A contingent of more than 30 Legion family members and supporters, ranging from Vietnam veterans to teenagers, participated in a 1.3 mile Veterans Awareness Walk May 18 in Bellevue, Neb.
The walk originated at Anderson Grove Presbyterian Church and moved along South 36th Street, getting plenty of honks and cheers of support from passing motorists. Legion Riders held U.S. flags as the walk departed and stood along a flag line waiting to arrive at its final, and very fitting, destination.
The walk came to a finish at the Eastern Nebraska Veterans Home (ENVH), where National Commander Dale Barnett and other participants visited with the residents, passed out American flags and thanked them for their service. Many of the residents are World War II veterans.
Walk coordinator Jim Costello, a member of Post 339 in Bellevue, said visiting the home was a perfect conclusion to the walk. “They do not have a lot of family in the area, and we basically become their surrogate family,” he said. “We go visit, we have ice cream socials, we have bingo for them. We interact with them and keep them active, and continue to remind them that we really appreciate what they’ve done for our country as veterans.”
Louise Nichols, Nebraska’s American Legion Auxiliary representative to the ENVH, called Barnett’s visit to the home “fantastic. What a nice gesture on his part to come here and honor our veterans.”
And Patti Howe, the volunteer coordinator for the home, said the visit meant a lot to the residents. “It means that they’re not forgotten,” she said. “It means that people know that there are veterans that live here and that Nebraskans care about their veterans.”
The Legion family had a strong relationship with the home before the walk arrived. “We could not do what we do without … the Legion and Auxiliary,” Howe said. “Pretty much everything we need, I can … make a phone call and get what we need, no matter what it is. They’re there for us.”
Having Bellevue as the site for the walk also made sense, Costello said. “We have Offutt Air Force Base here, we have a lot of veterans and their families who live in this area, and our post (does) a lot of work with the local veterans and their families,” he said. “I thought it was a great venue.
“The awareness walks … (show) that The American Legion is in the forefront of helping our veterans (and) their families with their benefits, and the awareness of what The American Legion can do for them.”
Legion family members from all over the area attended the walk. District 11 Commander Gary Wooten drove 100 miles to participate.
“It’s an honor for us to have the national commander here, but it’s also a chance for us to raise awareness for the veterans, The American Legion and The American Legion family,” Wooten said. “I think many people don’t know what The American Legion does. They see is in the local community … but they don’t understand what we do for veterans. I think if we can have them see us doing something that’s a little different, then we can raise that awareness and start talking to them about our other programs.”

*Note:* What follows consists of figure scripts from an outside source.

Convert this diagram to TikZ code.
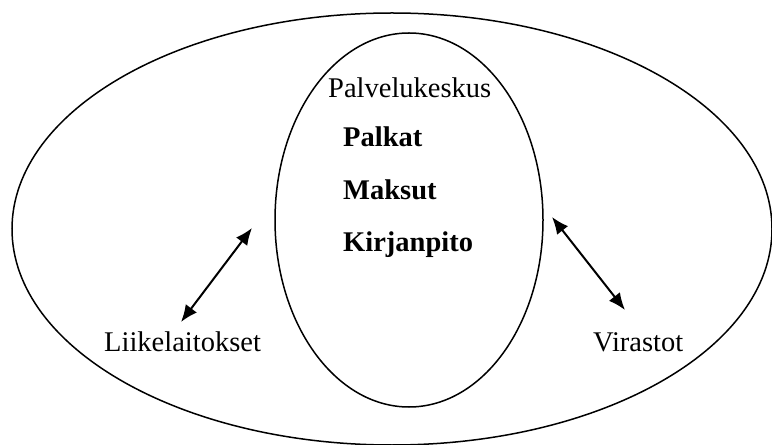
\documentclass[tikz,border=0pt]{standalone}
\usepackage{fontspec}
\setmainfont{Liberation Serif}
\usetikzlibrary{arrows.meta}
\begin{document}
\begin{tikzpicture}[x=1bp,y=-1bp,
  txt/.style={inner sep=0pt,anchor=base west,font=\fontsize{28.5bp}{34bp}\selectfont},
  btxt/.style={txt,font=\fontsize{28.5bp}{34bp}\selectfont\bfseries},
  ring/.style={draw,line width=1.5bp},
  dbl/.style={line width=2bp,{Latex[length=17bp,width=14bp]}-{Latex[length=17bp,width=14bp]}}]
\useasboundingbox (0,0) rectangle (772,445);
\draw[ring] (392,229) ellipse [x radius=380, y radius=216];
\draw[ring] (409,220) ellipse [x radius=134, y radius=187];
\node[txt] (pk) at (328,98) {Palvelukeskus};
\node[btxt] (pa) at (343,147) {Palkat};
\node[btxt] (ma) at (343,200) {Maksut};
\node[btxt] (ki) at (343,252) {Kirjanpito};
\node[txt] (li) at (104,352) {Liikelaitokset};
\node[txt] (vi) at (593,352) {Virastot};
\coordinate (l1) at (252,228);
\coordinate (l2) at (181,322);
\coordinate (r1) at (552,217);
\coordinate (r2) at (625,310);
\draw[dbl] (l1) -- (l2);
\draw[dbl] (r1) -- (r2);
\end{tikzpicture}
\end{document}
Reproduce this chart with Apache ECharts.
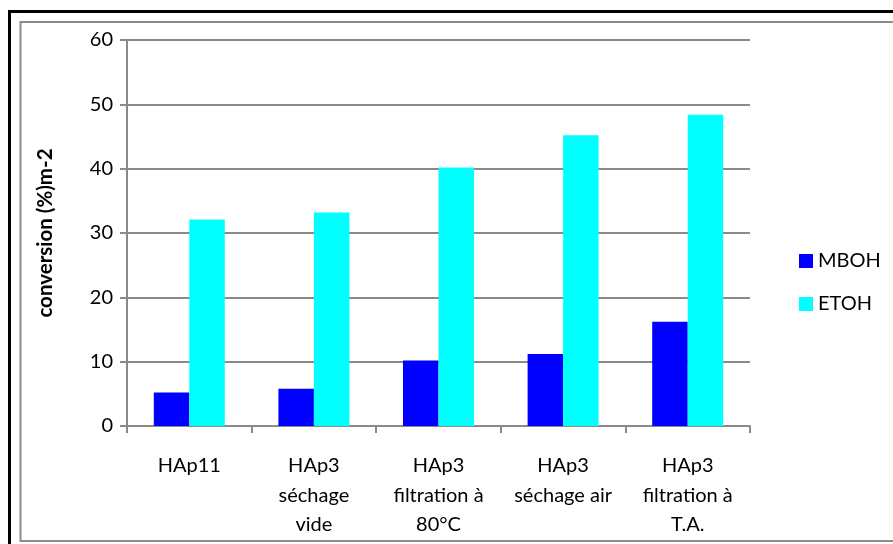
<!DOCTYPE html>
<html>
<head>
<meta charset="utf-8">
<script src="https://cdn.jsdelivr.net/npm/echarts@6/dist/echarts.min.js"></script>
<style>
  html, body { margin: 0; padding: 0; background: #ffffff; }
  #chart { width: 893px; height: 544px; }
</style>
</head>
<body>
<div id="chart"></div>
<script>
// Catalyst samples on the category axis
const categories = [
  'HAp11',
  'HAp3\nséchage\nvide',
  'HAp3\nfiltration à\n80°C',
  'HAp3\nséchage air',
  'HAp3\nfiltration à\nT.A.'
];
// Conversion per m², in percent
const mbohValues = [5.2, 5.8, 10.2, 11.2, 16.2];
const etohValues = [32.1, 33.2, 40.2, 45.2, 48.4];
const seriesNames = ['MBOH', 'ETOH'];
const yTicks = { min: 0, max: 60, interval: 10 };

const FONT = 'Lato, "Open Sans", sans-serif';
const GRID_GREY = '#8a8a8a';

const chart = echarts.init(document.getElementById('chart'), null, { renderer: 'canvas' });

chart.setOption({
  animation: false,
  backgroundColor: '#ffffff',
  graphic: [
    { type: 'rect', shape: { x: 9.5, y: 11.5, width: 900, height: 540 },
      style: { fill: 'none', stroke: '#000000', lineWidth: 3 }, z: -1 },
    { type: 'rect', shape: { x: 20.5, y: 22, width: 900, height: 519 },
      style: { fill: 'none', stroke: '#8c8c8c', lineWidth: 2 }, z: -1 }
  ],
  grid: { left: 127, right: 143, top: 40, bottom: 118 },
  legend: {
    orient: 'vertical',
    left: 794,
    top: 246,
    itemWidth: 14,
    itemHeight: 14,
    itemGap: 23,
    icon: 'rect',
    textStyle: { fontFamily: FONT, fontSize: 20, color: '#000000', padding: [0, 0, 0, 0] },
    data: seriesNames
  },
  xAxis: {
    type: 'category',
    data: categories,
    axisLine: { lineStyle: { color: GRID_GREY, width: 2 } },
    axisTick: { show: true, length: 7, alignWithLabel: false, lineStyle: { color: GRID_GREY, width: 2 } },
    axisLabel: {
      interval: 0,
      margin: 25,
      fontFamily: FONT,
      fontSize: 20,
      lineHeight: 29.5,
      color: '#000000',
      align: 'center',
      verticalAlign: 'top'
    }
  },
  yAxis: {
    type: 'value',
    min: yTicks.min,
    max: yTicks.max,
    interval: yTicks.interval,
    name: 'conversion (%)m-2',
    nameLocation: 'middle',
    nameGap: 71,
    nameRotate: 90,
    nameTextStyle: { fontFamily: FONT, fontSize: 20.5, fontWeight: 'bold', color: '#000000' },
    axisLine: { show: true, lineStyle: { color: GRID_GREY, width: 2 } },
    axisTick: { show: true, inside: false, length: 7, lineStyle: { color: GRID_GREY, width: 2 } },
    axisLabel: { margin: 14, fontFamily: FONT, fontSize: 20, color: '#000000' },
    splitLine: { show: true, lineStyle: { color: GRID_GREY, width: 2 } }
  },
  series: [
    {
      name: seriesNames[0],
      type: 'bar',
      data: mbohValues,
      barWidth: 35.5,
      barGap: '0%',
      itemStyle: { color: '#0000ff' }
    },
    {
      name: seriesNames[1],
      type: 'bar',
      data: etohValues,
      barWidth: 35.5,
      barGap: '0%',
      itemStyle: { color: '#00ffff' }
    }
  ]
});
</script>
</body>
</html>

Bellevue is part of Nebraska’s Area A; the area’s vice commander, Rex Sears, drove 65 miles to walk alongside his fellow Legion family members. That the walks help raise money for the Legion’s National Emergency Fund (NEF) was one of the reasons Sears chose to attend.
“I’ve been (involved with the NEF) for quite awhile. When we had a flood in 2011 in Nebraska … I also helped three individuals get National Emergency Fund (grants). It’s a super good benefit. I know every one that I got (a grant) for … they really needed it.”
Barnett set a goal of raising $1 million for the NEF during his tenure as national commander. “It helps so many people who are in need at critical times in their lives,” he said. “We know that a (natural disaster) might happen to any of us at any given time. We want the funds there … to be able to help.”